Refleksi : Penyimpangan Demokrasi Kita Hari Ini

Apakah demokrasi kita hari ini sudah berjalan dengan ideal? Pertanyaan ini sering kali muncul di benak kita, terutama ketika kita merasakan adanya penyimpangan dalam proses demokratisasi. Renske Doorenspleet dan Cas Mudde dalam jurnal mereka yang berjudul “Upping the Odds: Deviant Democracies and Theories of Democratization” memberikan pandangan menarik tentang fenomena ini. Mereka membagi analisis tentang penyimpangan demokrasi ke dalam dua fase utama: fase transisi dan fase konsolidasi.

Dalam fase transisi demokrasi, ada tiga aktor utama yang memegang peranan penting: elit politik, militer, dan masyarakat sipil. Pertama, elit politik menjadi kunci dalam menentukan arah dan cara transisi dari sistem otoritarian menuju demokrasi. Mereka memiliki kekuatan untuk memutuskan kapan dan bagaimana perubahan ini terjadi.

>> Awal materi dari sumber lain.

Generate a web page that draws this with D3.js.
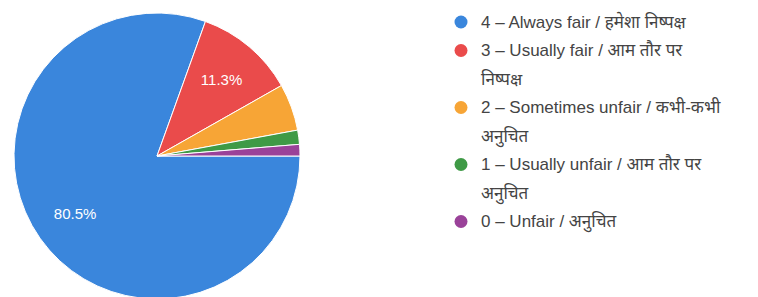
<!DOCTYPE html>
<html>
<head>
<meta charset="utf-8">
<script src="https://cdn.jsdelivr.net/npm/d3@7"></script>
<style>
  html, body { margin: 0; padding: 0; background: #ffffff; }
  svg { display: block; }
</style>
</head>
<body>
<svg id="chart" width="758" height="297"></svg>
<script>
// ---- data ----
const categories = [
  ["4 – Always fair / हमेशा निष्पक्ष"],
  ["3 – Usually fair / आम तौर पर", "निष्पक्ष"],
  ["2 – Sometimes unfair / कभी-कभी", "अनुचित"],
  ["1 – Usually unfair / आम तौर पर", "अनुचित"],
  ["0 – Unfair / अनुचित"]
];
const values = [80.5, 11.3, 5.3, 1.6, 1.3];
const colors = ["#3a86dc", "#ea4b4b", "#f7a536", "#3f9a46", "#9a4299"];

// ---- layout ----
const svg = d3.select("#chart");
const cx = 157, cy = 156, R = 143;

const pie = d3.pie().sort(null).value(d => d)
  .startAngle(Math.PI / 2).endAngle(Math.PI / 2 + 2 * Math.PI);
const arcs = pie(values);
const arc = d3.arc().innerRadius(0).outerRadius(R);
const labelArc = d3.arc().innerRadius(R * 0.7).outerRadius(R * 0.7);

const g = svg.append("g").attr("transform", `translate(${cx},${cy})`);
g.selectAll("path").data(arcs).enter().append("path")
  .attr("d", arc)
  .attr("fill", (d, i) => colors[i])
  .attr("stroke", "#ffffff")
  .attr("stroke-width", 1);

g.selectAll("text.pct").data(arcs.filter(d => d.data >= 10)).enter().append("text")
  .attr("class", "pct")
  .attr("transform", d => `translate(${labelArc.centroid(d)})`)
  .attr("text-anchor", "middle")
  .attr("dy", "0.35em")
  .attr("fill", "#ffffff")
  .attr("font-family", "Arial, 'Liberation Sans', sans-serif")
  .attr("font-size", 15)
  .text(d => d.data.toFixed(1) + "%");

// ---- legend ----
const lx = 461, ly0 = 22, lineH = 28.5;
let y = ly0;
const leg = svg.append("g");
categories.forEach((lines, i) => {
  const item = leg.append("g").attr("transform", `translate(${lx},${y})`);
  item.append("circle").attr("r", 6.5).attr("fill", colors[i]);
  const t = item.append("text")
    .attr("x", 20)
    .attr("font-family", "Arial, 'Liberation Sans', 'Noto Sans', sans-serif")
    .attr("font-size", 17)
    .attr("fill", "#444444");
  lines.forEach((ln, j) => {
    t.append("tspan").attr("x", 20).attr("y", j * lineH).attr("dy", "0.35em").text(ln);
  });
  y += lines.length * lineH;
});
</script>
</body>
</html>
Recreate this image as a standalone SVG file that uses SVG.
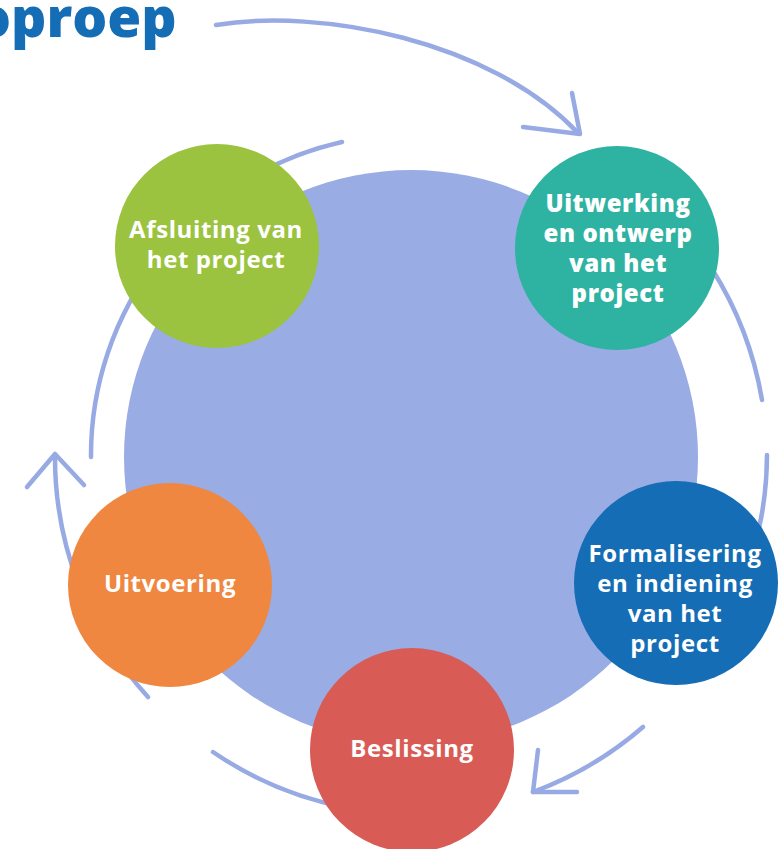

Namun, dalam banyak kasus, penyimpangan terjadi karena elit politik berusaha mempertahankan atau memperluas kekuasaan mereka dengan mengorbankan prinsip-prinsip demokrasi. Dalam analisis saya, penyimpangan ini sering kali disebabkan oleh ambisi pribadi elit yang mengabaikan moralitas demi kepentingan mereka sendiri.

Di sisi lain, militer juga memainkan peran krusial dalam fase ini. Awalnya, mereka sering kali dianggap sebagai lawan dari elit politik yang mendukung demokrasi. Namun, dalam beberapa kasus, elit politik justru berasal dari latar belakang militer, yang membuat kekuatan militer menjadi terpecah. Beberapa elit militer bergabung dengan proses demokratisasi, sementara yang lain tetap setia pada sistem otoritarian. Hal ini menciptakan dinamika yang kompleks dalam transisi menuju demokrasi.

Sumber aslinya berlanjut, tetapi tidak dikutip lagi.